Until recently, most, if not all, of my posts have been of a cheery, happy nature. And if not cheery or happy, at least tongue-in-cheek and sarcastic. Writing about misfortune is more fun when dealing with fictional people, not so much my own life. But I must keep updating this blog with what’s going on with my home. I’ll keep everyone who reads this blog updated with mini snippets, tales of my struggles while trudging through the mire that is the insurance industry. I’ll keep it to a minimum, and I’ll keep it simple. I’m not going to allow this blog to become a place of misery. Writing makes me feel fulfilled. This blog is one of my sanctuaries. I don’t want a man in a Norstar 30, who rammed my home, to disturb that. He’s disturbed enough already.
In that vain, here’s what’s happening now: My attorney is involved in this matter. It’s been over one week since the ramming, and I’m still quite in the dark, which displeases me. Rest assured, I’m not backing down. I’m not rolling over. I will do whatever I need to to be compensated for the loss. In the Pacific Northwest, the sun doesn’t always shine so warmly, the wind doesn’t blow so pleasantly as it is doing now. I’m missing out on the main reason I live on a boat, I’m missing out on my limited summer. And oh yes, that tees me off. As I wrote in my previous post, I’m well aware that worse things could’ve happened, but the fact remains I’m dealing with a problem, and I’m tired of it. I’m excited to have an attorney involved.
Now, let’s get to a post.
The schools of thought
As mentioned in my earlier post, there are a few possible scenarios to how this plays out. My boat will either be repaired or totaled. I’m still not sure what will happen, I’m preparing for either option.
In preparing for the possibility that Libby will be totaled, one option is to find a new boat. A number of boys have encouraged this, and treated it with excitement.
Why I don’t want another boat (right now)
- A new boat wouldn’t be “new.” I’m not going to trade Libby for a 2012 Oyster. I’d need to find a used boat in my price range that I found suitable to live aboard, but most likely it would have used boat problems that would need fixing. As I’ve written about many times before, Libby’s shortcomings are of the regular maintenance variety. Bottom painting, neglected teak, that kind of stuff. Nothing major!
- My boat is my home, and not all boats are suitable to the task. There is an emotional component to finding a home, and Libby fulfilled it. During the 2011 boat searching and buying process, I looked at boats that were more beautiful, but they didn’t pull at my heart, I only felt at home in the 30’ Islander. Most people live on land; they have certain requirements of their home. An example would be: three bedrooms, two baths, a den/office space, perhaps a view, an island in the kitchen. In your search to find your home, you’d only look at houses, condos, whatever, that met those requirements, but how many would feel like home to you? It’s the same with a boat.

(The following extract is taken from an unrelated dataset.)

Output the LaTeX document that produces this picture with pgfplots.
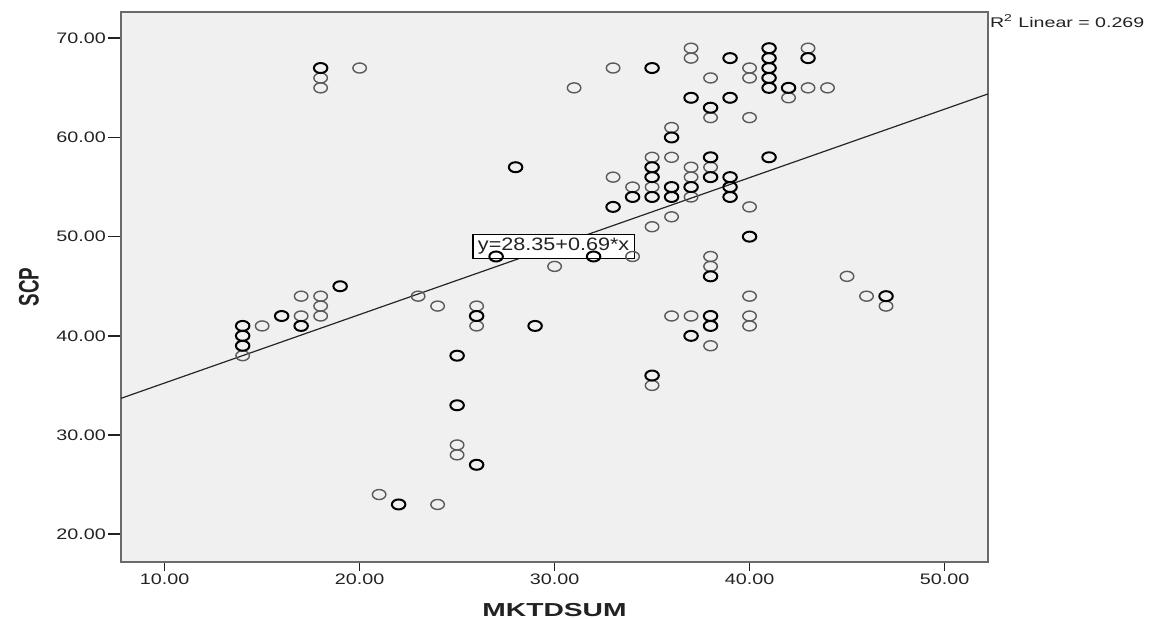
\documentclass[border=0pt]{standalone}
\usepackage{fontspec}
\setmainfont{Liberation Sans}
\newfontfamily\tickfont[FakeStretch=1.3]{Liberation Sans}
\newfontfamily\labfont[FakeStretch=1.5]{Liberation Sans}
\newfontfamily\eqfont[FakeStretch=1.2]{Liberation Sans}
\newfontfamily\rfont[FakeStretch=1.4]{Liberation Sans}
\usepackage{pgfplots}
\pgfplotsset{compat=1.18}
\definecolor{bg}{HTML}{F0F0F0}
\definecolor{framec}{HTML}{6A6A6A}
\definecolor{ptgray}{HTML}{5A5A5A}
\definecolor{txt}{HTML}{222222}

% points seen once
\pgfplotstableread{
x y
14 38
15 41
17 44
17 42
18 66
18 65
18 44
18 43
18 42
20 67
21 24
23 44
24 43
24 23
25 29
25 28
26 43
26 41
30 47
31 65
33 67
33 56
34 55
34 48
35 58
35 55
35 51
35 35
36 61
36 58
36 52
36 42
37 69
37 68
37 57
37 56
37 54
37 42
38 66
38 62
38 57
38 48
38 47
38 39
40 67
40 66
40 62
40 53
40 44
40 42
40 41
42 64
43 69
43 65
44 65
45 46
46 44
47 43
}\single

% points drawn darker (several cases)
\pgfplotstableread{
x y
14 41
14 40
14 39
16 42
17 41
18 67
19 45
22 23
25 38
25 33
26 42
26 27
27 48
28 57
29 41
32 48
33 53
34 54
35 67
35 57
35 56
35 54
35 36
36 60
36 55
36 54
37 64
37 55
37 40
38 63
38 58
38 56
38 46
38 42
38 41
39 68
39 64
39 56
39 55
39 54
40 50
41 69
41 68
41 67
41 66
41 65
41 58
42 65
43 68
47 44
}\multi

\begin{document}
\begin{tikzpicture}
\begin{axis}[
    at={(60.5pt,28.5pt)}, anchor=south west,
    scale only axis, width=433.5pt, height=275pt,
    xmin=7.76, xmax=52.23, ymin=17.2, ymax=72.65,
    axis background/.style={fill=bg},
    axis line style={framec, line width=1pt},
    xtick={10,20,30,40,50}, ytick={20,30,40,50,60,70},
    xticklabels={10.00,20.00,30.00,40.00,50.00},
    yticklabels={20.00,30.00,40.00,50.00,60.00,70.00},
    tick align=outside, tick pos=left,
    major tick length=6.5pt,
    xtick style={/pgfplots/major tick length=4.5pt},
    tick style={txt, line width=0.8pt},
    xticklabel style={font=\tickfont\fontsize{7.6}{9}\selectfont, text=txt, yshift=4pt},
    yticklabel style={font=\tickfont\fontsize{7.6}{9}\selectfont, text=txt, xshift=2.5pt},
    clip=false,
]
\addplot[only marks, mark=o, mark size=2.5pt,
    mark options={xscale=1.35, line width=0.7pt, draw=ptgray}] table[x=x, y=y] {\single};
\addplot[only marks, mark=o, mark size=2.5pt,
    mark options={xscale=1.35, line width=1pt, draw=black}] table[x=x, y=y] {\multi};
% fit line
\addplot[black!85, line width=0.6pt] coordinates {(7.76,33.70) (52.23,64.39)};

\node[draw=black, fill=white, line width=0.6pt, inner xsep=2.5pt, inner ysep=2pt,
    font=\eqfont\fontsize{9}{10}\selectfont, text=txt] at (axis cs:29.95,49.0) {y=28.35+0.69*x};
\node[anchor=base west, font=\rfont\fontsize{7}{8}\selectfont, text=txt]
    at ([xshift=-2.5pt, yshift=-8pt]rel axis cs:1,1) {R\textsuperscript{2} Linear = 0.269};
\node[font=\labfont\bfseries\fontsize{9.4}{10}\selectfont, text=txt]
    at ([yshift=-24pt]rel axis cs:0.5,0) {MKTDSUM};
\node[font=\bfseries\fontsize{9.4}{10}\selectfont, text=txt]
    at ([xshift=-46pt]rel axis cs:0,0.5) {\rotatebox{90}{\scalebox{1}[1.5]{SCP}}};
\end{axis}
\pgfresetboundingbox
\path[use as bounding box] (0,0) rectangle (578pt,309.5pt);
\end{tikzpicture}
\end{document}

- Cost. Funnily (not in that ha-ha way) I just received updated registration for my boat, because as of this July, I finished paying it off. Libby is owned by me, not my bank. Looking for a new boat incurs lots of costs (even if it’s covered by BoatUS): traveling to the boat, having the boat surveyed, hauled-out, purchase price, sales tax, and depending upon where the boat is, the cost to deliver it or bring it home. And throughout that process, where would I live? How much of my time away from work would I spend searching for a new home, because someone rammed mine? I do not want to go through all of that again, just one year after buying my boat. I do not want to get another loan to make up the difference. I will not spend a single penny.
- I’ve grown accustomed to some niceties: Libby had her rigging replaced in 2004. Yes, new mast, new shrouds, the whole shebang. I also have stainless steel self-tailing primary winches. A diesel engine, freshwater cooled. A LectraSan sanitation unit. Fully battened main sail. Three headsails. A deep, heavy lead keel. Tiller steering. A mahogany interior. In looking at other boats, nothing comes close to my boat. Libby is a find, a steal. Her sister-ship for sale in Canada, though well-maintained, lacks the upgrades of my ship, and it has a gas engine. Not for me, thanks.
None of the boats for sale in my area are tickling my fancy, none in my area look like home to me. It is no secret that I’m in love with Bob Perry’s double-enders. Heck, even Bob knows. The issue is, there aren’t any in my price range right now. I always knew they were a few years off for me. The idea of getting into a “new” boat that is not one I really want, isn’t an idea I like. Given the choice, I’d rather Libby be repaired.
Okay folks, what do you think? I love reading your comments, so let’s talk boats. Have you seen great boats for sale in your area? Please share them.